State lags in home resales

May 05, 1994|By Lorraine Mirabella | Lorraine Mirabella,Sun Staff Writer

Sales of existing homes in Maryland increased by the smallest amount of any state during the first three months of this year as severe weather kept many prospective buyers off the roads and out of open houses.

But local Realtors say that the warmer weather had brought a spurt of new interest in April from shoppers, worried that interest rates were headed higher.

While low interest rates helped boost sales by as much as 39.8 percent in Arizona, which recorded the largest increase during the quarter, Maryland's home sales figures rose only 1.9 percent compared with a year ago, according to the National Association of Realtors' (NAR) latest survey of previously owned homes.

"I don't think this is any indication of extreme weakness in Maryland's home sales market," said Michael A. Funk, assistant director of the Regional Studies Program at the University of Baltimore. "We had horrible weather in the first quarter. People don't get out and buy with sleet or ice."

For the nation as a whole, the Realtors said sales of existing homes rose 14.2 percent to a seasonally adjusted annual rate of 4.49 million.

Maryland's increase lagged behind 43 states and the District of Columbia.
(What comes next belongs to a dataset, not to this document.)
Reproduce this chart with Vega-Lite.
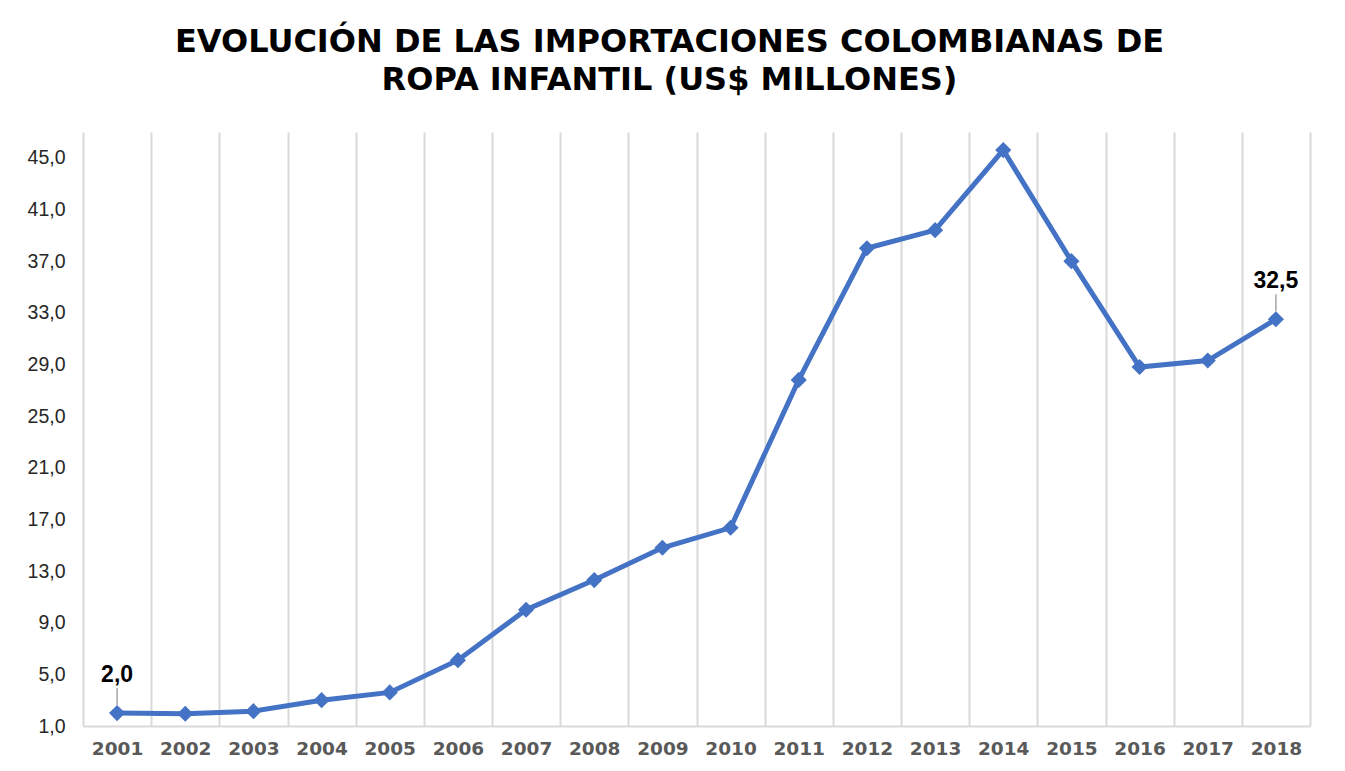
{
  "$schema": "https://vega.github.io/schema/vega-lite/v6.json",
  "width": 1227,
  "height": 594,
  "autosize": {"type": "none"},
  "padding": {"left": 83, "top": 132, "right": 35, "bottom": 45},
  "background": "white",
  "config": {"view": {"stroke": null}},
  "title": {
    "text": ["EVOLUCIÓN DE LAS IMPORTACIONES COLOMBIANAS DE", "ROPA INFANTIL (US$ MILLONES)"],
    "font": "DejaVu Sans",
    "fontSize": 32,
    "fontWeight": "bold",
    "color": "#000000",
    "anchor": "middle",
    "frame": "group",
    "dx": -27,
    "offset": 35,
    "lineHeight": 38
  },
  "data": {
    "values": [
      {"year": 2001, "v": 2.0},
      {"year": 2002, "v": 1.95},
      {"year": 2003, "v": 2.15},
      {"year": 2004, "v": 3.0},
      {"year": 2005, "v": 3.6},
      {"year": 2006, "v": 6.1},
      {"year": 2007, "v": 10.0},
      {"year": 2008, "v": 12.3},
      {"year": 2009, "v": 14.8},
      {"year": 2010, "v": 16.35},
      {"year": 2011, "v": 27.8},
      {"year": 2012, "v": 38.0},
      {"year": 2013, "v": 39.4},
      {"year": 2014, "v": 45.6},
      {"year": 2015, "v": 37.0},
      {"year": 2016, "v": 28.8},
      {"year": 2017, "v": 29.3},
      {"year": 2018, "v": 32.5}
    ]
  },
  "encoding": {
    "x": {
      "field": "year",
      "type": "ordinal",
      "bandPosition": 0.5,
      "scale": {"type": "band", "paddingInner": 0, "paddingOuter": 0},
      "axis": {
        "title": null,
        "labelAngle": 0,
        "ticks": false,
        "domainColor": "#d9d9d9",
        "domainWidth": 2,
        "grid": true,
        "gridColor": "#d9d9d9",
        "gridWidth": 2,
        "tickBand": "extent",
        "labelFont": "DejaVu Sans",
        "labelFontWeight": "bold",
        "labelFontSize": 18.5,
        "labelColor": "#595959",
        "labelPadding": 13
      }
    },
    "y": {
      "field": "v",
      "type": "quantitative",
      "scale": {"domain": [1, 47], "nice": false, "zero": false},
      "axis": {
        "title": null,
        "domain": false,
        "ticks": false,
        "grid": false,
        "values": [1, 5, 9, 13, 17, 21, 25, 29, 33, 37, 41, 45],
        "labelExpr": "replace(format(datum.value, '.1f'), '.', ',')",
        "labelFont": "Liberation Sans",
        "labelFontSize": 19.5,
        "labelColor": "#262626",
        "labelPadding": 18
      }
    }
  },
  "layer": [
    {"mark": {"type": "line", "color": "#4472C4", "strokeWidth": 5}},
    {"mark": {"type": "point", "shape": "diamond", "size": 260, "filled": true, "opacity": 1, "color": "#4472C4"}},
    {
      "transform": [{"filter": "datum.year == 2001 || datum.year == 2018"}],
      "mark": {"type": "rule", "color": "#a6a6a6", "strokeWidth": 1.5, "yOffset": -8, "y2Offset": -25},
      "encoding": {"y2": {"field": "v"}}
    },
    {
      "transform": [
        {"filter": "datum.year == 2001 || datum.year == 2018"},
        {"calculate": "replace(format(datum.v, '.1f'), '.', ',')", "as": "lab"}
      ],
      "mark": {"type": "text", "font": "Liberation Sans", "fontSize": 23, "fontWeight": "bold", "color": "#000000", "baseline": "alphabetic", "dy": -31},
      "encoding": {"text": {"field": "lab"}}
    }
  ]
}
Four states suffered declines, while data from three states was unavailable.

"Maryland got hit with the ice worse than anyone else," said Arthur Davis III, president of the Maryland Association of Realtors. "The impact on us was greater than in other areas that just got snow."

The more rural counties in Maryland, including Allegany, Garrett and Frederick and some counties on the Eastern Shore, suffered the greatest slowdown in home sales because of weather, he said.
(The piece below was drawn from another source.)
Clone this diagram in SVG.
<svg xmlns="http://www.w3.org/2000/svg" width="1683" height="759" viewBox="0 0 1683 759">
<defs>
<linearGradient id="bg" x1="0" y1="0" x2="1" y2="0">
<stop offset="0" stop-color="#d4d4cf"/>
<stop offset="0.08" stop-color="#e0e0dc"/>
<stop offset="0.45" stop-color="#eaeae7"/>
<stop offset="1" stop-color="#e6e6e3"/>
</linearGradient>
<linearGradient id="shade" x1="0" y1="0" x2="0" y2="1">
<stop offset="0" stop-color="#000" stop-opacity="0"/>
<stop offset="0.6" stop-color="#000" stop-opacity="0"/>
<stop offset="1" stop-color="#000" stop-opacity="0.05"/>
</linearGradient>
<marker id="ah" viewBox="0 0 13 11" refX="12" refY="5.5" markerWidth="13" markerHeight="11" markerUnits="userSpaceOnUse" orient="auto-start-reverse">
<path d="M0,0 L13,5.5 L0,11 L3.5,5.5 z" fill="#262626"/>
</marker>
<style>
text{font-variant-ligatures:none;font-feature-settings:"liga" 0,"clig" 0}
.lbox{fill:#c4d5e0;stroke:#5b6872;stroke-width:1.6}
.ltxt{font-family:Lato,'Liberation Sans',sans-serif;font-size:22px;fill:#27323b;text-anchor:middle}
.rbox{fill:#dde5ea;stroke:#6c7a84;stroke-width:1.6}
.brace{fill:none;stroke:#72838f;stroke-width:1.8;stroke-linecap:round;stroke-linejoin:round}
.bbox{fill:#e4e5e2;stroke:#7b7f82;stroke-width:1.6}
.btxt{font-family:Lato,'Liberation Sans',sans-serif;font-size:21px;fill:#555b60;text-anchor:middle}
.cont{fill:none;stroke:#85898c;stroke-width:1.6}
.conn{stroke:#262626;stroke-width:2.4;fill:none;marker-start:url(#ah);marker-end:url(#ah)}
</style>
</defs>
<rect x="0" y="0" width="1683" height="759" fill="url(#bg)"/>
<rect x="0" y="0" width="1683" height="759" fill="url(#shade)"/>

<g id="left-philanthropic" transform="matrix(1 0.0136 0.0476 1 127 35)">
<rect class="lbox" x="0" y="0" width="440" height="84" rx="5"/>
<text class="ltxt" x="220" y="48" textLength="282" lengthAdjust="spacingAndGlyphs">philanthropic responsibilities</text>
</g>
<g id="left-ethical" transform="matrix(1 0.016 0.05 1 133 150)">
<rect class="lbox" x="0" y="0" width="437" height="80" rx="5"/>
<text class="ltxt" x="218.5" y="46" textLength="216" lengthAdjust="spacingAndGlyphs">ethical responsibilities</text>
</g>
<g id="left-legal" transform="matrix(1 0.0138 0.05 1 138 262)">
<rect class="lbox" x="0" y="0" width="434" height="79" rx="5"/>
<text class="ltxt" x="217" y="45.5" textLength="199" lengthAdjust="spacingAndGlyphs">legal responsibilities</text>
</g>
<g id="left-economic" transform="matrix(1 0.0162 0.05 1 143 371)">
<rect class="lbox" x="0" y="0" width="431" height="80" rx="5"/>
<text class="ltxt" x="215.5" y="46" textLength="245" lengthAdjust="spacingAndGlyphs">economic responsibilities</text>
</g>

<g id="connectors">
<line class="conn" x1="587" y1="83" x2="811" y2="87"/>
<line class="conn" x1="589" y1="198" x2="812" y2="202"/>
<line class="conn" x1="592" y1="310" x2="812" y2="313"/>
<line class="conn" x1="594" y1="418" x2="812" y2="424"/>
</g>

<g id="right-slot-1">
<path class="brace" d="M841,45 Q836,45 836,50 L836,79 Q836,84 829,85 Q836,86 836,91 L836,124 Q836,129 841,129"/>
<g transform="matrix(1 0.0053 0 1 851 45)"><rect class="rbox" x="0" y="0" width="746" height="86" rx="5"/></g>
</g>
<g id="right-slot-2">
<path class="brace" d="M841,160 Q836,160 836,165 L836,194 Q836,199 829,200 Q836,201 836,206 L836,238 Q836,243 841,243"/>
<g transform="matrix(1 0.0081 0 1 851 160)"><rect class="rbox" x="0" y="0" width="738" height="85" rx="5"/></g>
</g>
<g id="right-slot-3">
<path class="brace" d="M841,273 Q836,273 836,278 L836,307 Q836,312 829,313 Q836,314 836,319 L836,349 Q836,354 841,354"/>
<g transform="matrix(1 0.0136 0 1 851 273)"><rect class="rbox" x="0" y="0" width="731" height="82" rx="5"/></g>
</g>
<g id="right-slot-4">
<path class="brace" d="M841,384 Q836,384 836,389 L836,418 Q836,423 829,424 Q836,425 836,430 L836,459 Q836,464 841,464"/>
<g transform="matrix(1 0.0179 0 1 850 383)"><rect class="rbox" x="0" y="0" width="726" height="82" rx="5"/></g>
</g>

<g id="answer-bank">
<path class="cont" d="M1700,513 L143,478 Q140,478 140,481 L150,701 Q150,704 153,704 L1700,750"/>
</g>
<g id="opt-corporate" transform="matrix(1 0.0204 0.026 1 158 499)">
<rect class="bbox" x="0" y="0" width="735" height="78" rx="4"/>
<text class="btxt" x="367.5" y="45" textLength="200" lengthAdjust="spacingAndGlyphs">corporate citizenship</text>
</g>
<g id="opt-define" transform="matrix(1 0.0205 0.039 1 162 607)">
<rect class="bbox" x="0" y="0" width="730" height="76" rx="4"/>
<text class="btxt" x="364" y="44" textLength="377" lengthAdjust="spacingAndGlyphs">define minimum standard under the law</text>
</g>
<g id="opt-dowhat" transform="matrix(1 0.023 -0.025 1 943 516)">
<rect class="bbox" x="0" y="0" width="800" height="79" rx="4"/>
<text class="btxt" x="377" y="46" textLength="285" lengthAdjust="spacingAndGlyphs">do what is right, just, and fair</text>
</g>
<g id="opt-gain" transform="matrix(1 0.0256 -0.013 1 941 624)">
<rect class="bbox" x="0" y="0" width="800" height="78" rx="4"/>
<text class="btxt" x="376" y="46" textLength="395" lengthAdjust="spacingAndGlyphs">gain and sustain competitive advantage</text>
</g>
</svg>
In a separate report issued yesterday, the Greater Baltimore Board of Realtors said that average home prices in the Baltimore region increased 6 percent to $128,727 in April compared with a year ago. Nationally, the median price of a previously owned home rose 3.5 percent to $107,400 over the past year.
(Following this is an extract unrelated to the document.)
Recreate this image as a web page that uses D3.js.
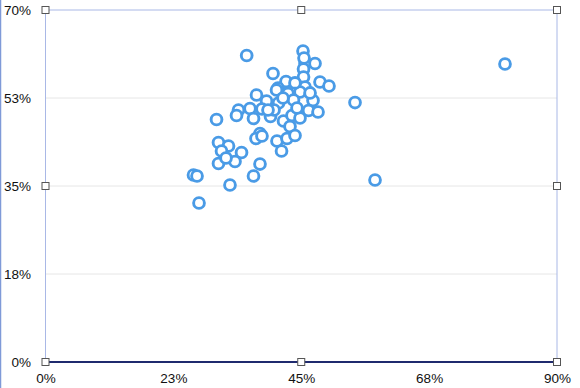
<!DOCTYPE html>
<html><head><meta charset="utf-8">
<script src="https://cdn.jsdelivr.net/npm/d3@7"></script>
<style>body{margin:0;background:#fff}svg{display:block}text{font-family:"Liberation Sans",Arial,sans-serif}</style>
</head><body><svg id="c" width="580" height="388"></svg>
<script>
const xValues = [35.40,45.31,45.66,47.42,45.40,40.03,45.40,45.66,48.30,49.88,42.32,40.91,54.46,37.13,40.65,42.67,44.78,47.07,43.64,41.00,38.89,35.98,33.96,46.28,47.95,30.09,33.61,36.60,39.59,41.88,43.37,44.78,43.02,37.74,37.04,38.09,40.73,42.49,43.90,41.53,30.44,32.20,30.97,34.49,33.34,30.44,37.74,36.60,26.04,26.66,32.46,27.01,57.98,80.85,45.49,44.25,38.09,40.21,31.76,46.55,41.79,39.15,43.90];
const yValues = [60.95,61.85,59.46,59.36,58.27,57.37,56.68,54.69,55.68,54.89,55.78,54.49,51.60,53.10,54.09,53.39,53.69,52.00,52.10,51.51,51.90,50.41,50.11,50.01,49.72,48.22,49.02,48.42,48.82,47.93,49.02,48.52,46.83,45.44,44.45,44.94,43.95,44.45,45.04,41.96,43.65,42.95,41.96,41.66,39.87,39.47,39.37,36.99,37.19,36.99,35.20,31.62,36.19,59.26,60.45,50.51,50.31,50.11,40.57,53.50,52.50,50.11,55.50];
const xTicks = [0,22.5,45,67.5,90];
const yTicks = [0,17.5,35,52.5,70];
const tickLabel = v => Math.round(v) + "%";

const svg = d3.select("#c");
const L=45.5, R=557, T=10, B=362;
const x = d3.scaleLinear().domain([0,90]).range([L,R]);
const y = d3.scaleLinear().domain([0,70]).range([B,T]);

svg.append("line").attr("x1",0.5).attr("x2",0.5).attr("y1",0).attr("y2",388).attr("stroke","#7f9ad8").attr("stroke-width",1.5);

svg.append("g").selectAll("line").data(yTicks.filter(t=>t>0&&t<70)).join("line")
  .attr("x1",L).attr("x2",R).attr("y1",d=>y(d)).attr("y2",d=>y(d))
  .attr("stroke","#e6e6e6").attr("stroke-width",1);

svg.append("path").attr("d",`M${L},${B}V${T}H${R}V${B}`).attr("fill","none").attr("stroke","#a9b8e6").attr("stroke-width",1);

const ya = svg.append("g").attr("transform",`translate(31,0)`)
  .call(d3.axisLeft(y).tickValues(yTicks).tickFormat(tickLabel).tickSize(0).tickPadding(0));
ya.select(".domain").remove();
ya.selectAll("text").attr("font-size","13.5px").attr("fill","#111").attr("font-family","'Liberation Sans',Arial,sans-serif");

const xa = svg.append("g").attr("transform",`translate(0,${B})`)
  .call(d3.axisBottom(x).tickValues(xTicks).tickFormat(tickLabel).tickSize(0).tickPadding(11));
xa.select(".domain").remove();
xa.selectAll("text").attr("font-size","13.5px").attr("fill","#111").attr("font-family","'Liberation Sans',Arial,sans-serif");

svg.append("line").attr("x1",L).attr("x2",R).attr("y1",B).attr("y2",B).attr("stroke","#1f2a6e").attr("stroke-width",2);

const pts = xValues.map((v,i)=>({x:v,y:yValues[i]}));
svg.append("g").selectAll("circle").data(pts).join("circle")
  .attr("cx",d=>x(d.x)).attr("cy",d=>y(d.y)).attr("r",5.4)
  .attr("fill","#fff").attr("stroke","#4a9be6").attr("stroke-width",2.9);

const hx=[L,(L+R)/2,R], hy=[T,(T+B)/2,B];
const handles=[];
hx.forEach((a,i)=>hy.forEach((b,j)=>{ if(!(i===1&&j===1)) handles.push([a,b]); }));
svg.append("g").selectAll("rect").data(handles).join("rect")
  .attr("x",d=>d[0]-3.5).attr("y",d=>d[1]-3.5).attr("width",7).attr("height",7)
  .attr("fill","#fff").attr("stroke","#555").attr("stroke-width",1);
</script></body></html>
Mr. Funk predicted improved sales in the second quarter, even if interest rates continue to climb toward 9 percent. Fixed-rate, 30-year mortgages averaged 7.30 percent in the first quarter, but have risen to 8.32 percent, according to the Federal Home Loan Mortgage Corp.

Buyers kept indoors by bad weather and those who've waited for interest rates to hit bottom finally will enter the market, Mr. Funk said.

Statewide, sales across all price ranges appear to have begun recovering in March and April, Mr. Davis said. Agents are reporting brisk sales in higher priced housing generally as well as in areas including Montgomery and Frederick counties, he said.

At Long & Foster Real Estate Inc., the number of pending sales began rising in the Baltimore region in March, though they slowed in parts of Southern Maryland, said Wesley Foster, chairman.

Though sales rose only 1.9 percent across the state during the first quarter, the number of home sales that reached settlement increased 10 percent in the Baltimore region, which includes Baltimore City and Baltimore, Carroll, Harford and Howard counties. "The [statewide] numbers really surprise me," said James P. O'Conor, chairman of the board of O'Conor, Piper & Flynn, who said pending sales for his agency jumped dramatically in the final three months of last year.

Sales figures released yesterday by the Greater Baltimore Board of Realtors showed the market continuing to improve in April. The board reported 1,508 settled sales, a 17 percent increase over last April.

But the number of sales still under contract dropped in April to 1,689, down a full percentage point compared with April 1993, the board said.